Un film qui tient toutes les promesses de sa bande-annonce, sans plus. C'est évidemment déjà beaucoup : le matériel promotionnel vous annonce une épopée burlesque de la cinéphilie monstrueuse, et nous l'avons. Le film est hilarant. On attend à côté de ça un portrait empathique de personnalités sans talents mais habités par leurs rêves : c'est bon, et j'ajoute que James Franco, dans son interprétation de Tommy Wiseau, réussit à être grotesque avec mesure, ce qui est sans doute aussi difficile à faire qu'à concevoir ou à écrire. Vous voulez une amitié malsaine traversée de tension amoureuse unilatérale ? Y en a. Une satire de l'industrie du rêve hollywoodienne ? Aussi.
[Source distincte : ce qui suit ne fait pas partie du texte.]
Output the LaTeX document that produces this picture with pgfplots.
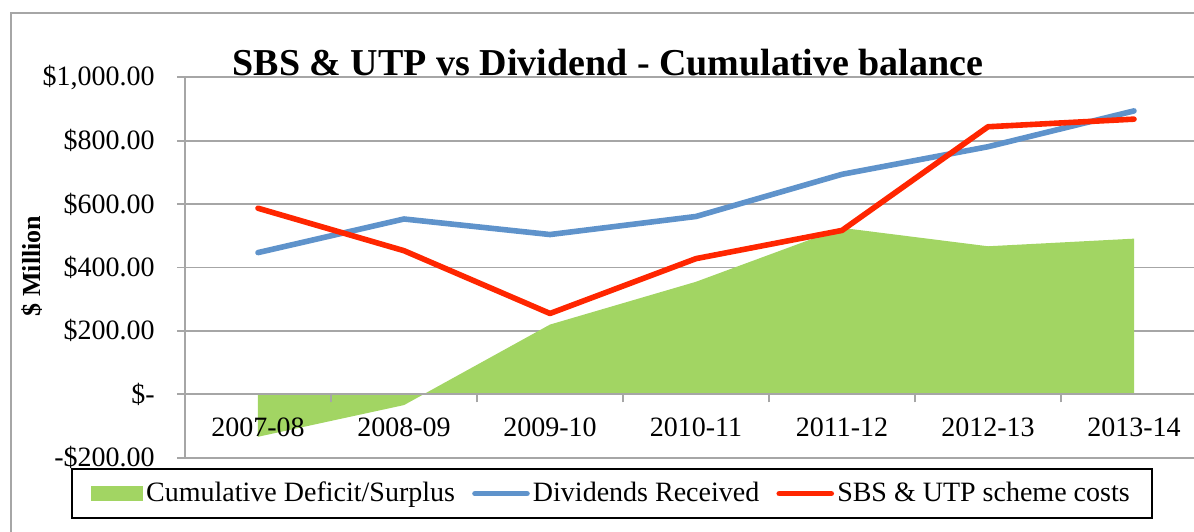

En somme, tout ce qui nous était promis, nous l'avons, mais traité à un rythme rapide, et dans un format qui, rapporté à la densité du programme, paraît trop court, et fait que de nombreux aspects semblent simplement esquissés. Ceux qui s'attendaient à une œuvre aussi émouvante sur le cinéma de seconde zone que l'Ed Wood de Tim Burton en seront pour leurs frais. De cette matière très riche, James Franco n'a tiré qu'une comédie extrêmement efficace, intelligente et respectueuse de ses personnages - dans une certaine mesure -, en n'exploitant que très superficiellement les autres aspects possibles que lui offrait son sujet. D'où cette impression d'avoir assisté à un excellent développement de la bande-annonce, sans avoir obtenu le surplus de profondeur ou de densité qu'on pouvait attendre du récit de cette histoire incroyable. Le film ne se laisse pas le temps de respirer, comme si l'enflure du mauvais mélodrame dont il raconte le tournage avait dissuadé James Franco d'accorder à son propre film un peu de liberté pour tout subordonner à l'impératif de divertir immédiatement le spectateur.
The disaster artist reste un excellent divertissement, mais dont j'attendais un petit peu plus. Le paradoxe veut qu'il s'agit d'un très bon film à qui il manque un peu de personnalité, réalisé à propos d'un très mauvais film qui lui en avait beaucoup.